Cornell University is 27th Library To Join Google Book Search

By Andrew Albanese

Cornell University has become the 27th library to join the Google Books Library Project. Under terms of the agreement, Google will digitize up to 500,000 works from Cornell's Mann Library and make them available online using Google Book Search. The deal is for a six-year period, during which Cornell will provide Google with both public domain and copyrighted holdings from its collections.

As per Google's policy, if a work has no copyright restrictions, the full text will be available for online viewing. For books protected by copyright, users will just get "snippets" and the book's basic information, such as title, publisher and author. Users will also get information about where they can "buy or borrow a book." 

Google will provide Cornell with a digital copy of each book it scans; those books, Cornell says, will "eventually" be incorporated into the university's own digital library. It was unknown at press time, however, when Cornell would get its library copies.
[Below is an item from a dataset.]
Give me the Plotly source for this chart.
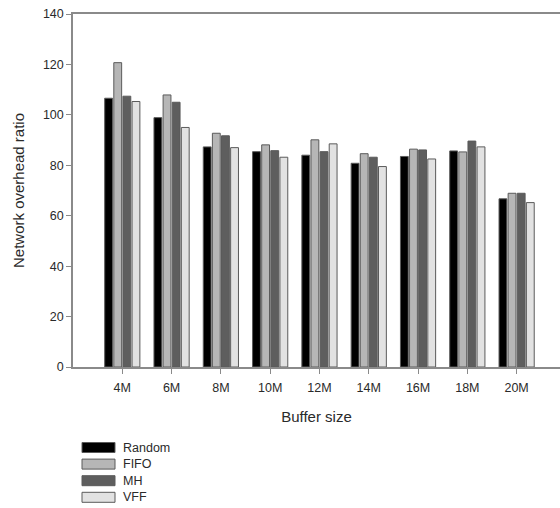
import plotly.graph_objects as go

categories = ["4M", "6M", "8M", "10M", "12M", "14M", "16M", "18M", "20M"]
series_names = ["Random", "FIFO", "MH", "VFF"]
random_vals = [106.6, 98.9, 87.3, 85.4, 84.0, 80.8, 83.5, 85.7, 66.7]
fifo_vals = [120.7, 107.9, 92.7, 88.1, 90.1, 84.6, 86.4, 85.3, 68.9]
mh_vals = [107.4, 105.0, 91.7, 85.8, 85.4, 83.2, 86.1, 89.6, 68.9]
vff_vals = [105.3, 95.0, 87.0, 83.2, 88.5, 79.5, 82.5, 87.3, 65.2]
y_ticks = [0, 20, 40, 60, 80, 100, 120, 140]

colors = ["#000000", "#b6b6b6", "#5e5e5e", "#e2e2e2"]
all_vals = [random_vals, fifo_vals, mh_vals, vff_vals]

W, H = 560, 508
ml, mr, mt, mb = 73, 0, 14, 141
pw, ph = W - ml - mr, H - mt - mb

fam = "Liberation Sans, Arial, sans-serif"
tick_font = dict(family=fam, size=12.5, color="#2a2a2a")
title_font = dict(family=fam, size=15, color="#2a2a2a")
legend_font = dict(family=fam, size=12.5, color="#2a2a2a")

fig = go.Figure()
for name, vals, c in zip(series_names, all_vals, colors):
    fig.add_trace(go.Bar(
        x=list(range(len(categories))), y=vals, name=name,
        marker=dict(color=c, line=dict(color="#5a5a5a", width=1)),
        showlegend=False,
    ))

# custom legend with wide swatches
for i, (name, c) in enumerate(zip(series_names, colors)):
    cy = 447.5 + i * 16.6
    y0 = (H - mb - (cy + 5)) / ph
    y1 = (H - mb - (cy - 5)) / ph
    x0 = (82 - ml) / pw
    x1 = (115 - ml) / pw
    fig.add_shape(type="rect", xref="paper", yref="paper", x0=x0, x1=x1, y0=y0, y1=y1,
                  fillcolor=c, line=dict(color="#5a5a5a", width=1))
    fig.add_annotation(xref="paper", yref="paper", x=(121 - ml) / pw,
                       y=(H - mb - cy) / ph, text=name, showarrow=False,
                       xanchor="left", yanchor="middle", font=legend_font)

fig.update_layout(
    width=W, height=H,
    margin=dict(l=ml, r=mr, t=mt, b=mb),
    paper_bgcolor="white", plot_bgcolor="white",
    barmode="group", bargap=0.26, bargroupgap=0.14,
    font=tick_font,
    xaxis=dict(
        range=[-1, 8.88], tickmode="array",
        tickvals=list(range(len(categories))), ticktext=categories,
        showline=True, linecolor="#8a8a8a", linewidth=1.5, mirror=True,
        ticks="outside", ticklen=5, tickcolor="#8a8a8a", tickwidth=1,
        ticklabelstandoff=3,
        showgrid=False, zeroline=False,
        title=dict(text="Buffer size", font=title_font, standoff=18),
        tickfont=tick_font,
    ),
    yaxis=dict(
        range=[0, 140], tickvals=y_ticks,
        showline=True, linecolor="#8a8a8a", linewidth=1.5,
        ticks="outside", ticklen=5, tickcolor="#8a8a8a", tickwidth=1,
        showgrid=False, zeroline=False,
        title=dict(text="Network overhead ratio", font=title_font, standoff=15),
        tickfont=tick_font,
    ),
)

fig.write_html("out.html")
In Google's agreement with the 12 libraries of the Committee on Institutional Cooperation, library copies are to be held "in escrow," released only if the work becomes public domain, if the library has gained permission, or if case law allows in-copyright works to be copied and held by the libraries. 

Mann's collections include some of the materials in biological sciences; natural resources; plant, animal, and environmental sciences; applied economics; management and public policy; human development; textiles and apparel; nutrition and food science.

Cornell, meanwhile, is proving to be an equal opportunity scanner, having already entered into a partnership with Google competitor Microsoft to digitize "a significant number" and putting them online through Microsoft's Live Book Search service. That agreement will focus on works in the public domain, and will also provide the library with digital copies of the materials scanned.
The library has also partnered with BookSurge, a subsidiary of Amazon.com, to offer print-on-demand (PoD) books from its digitized materials.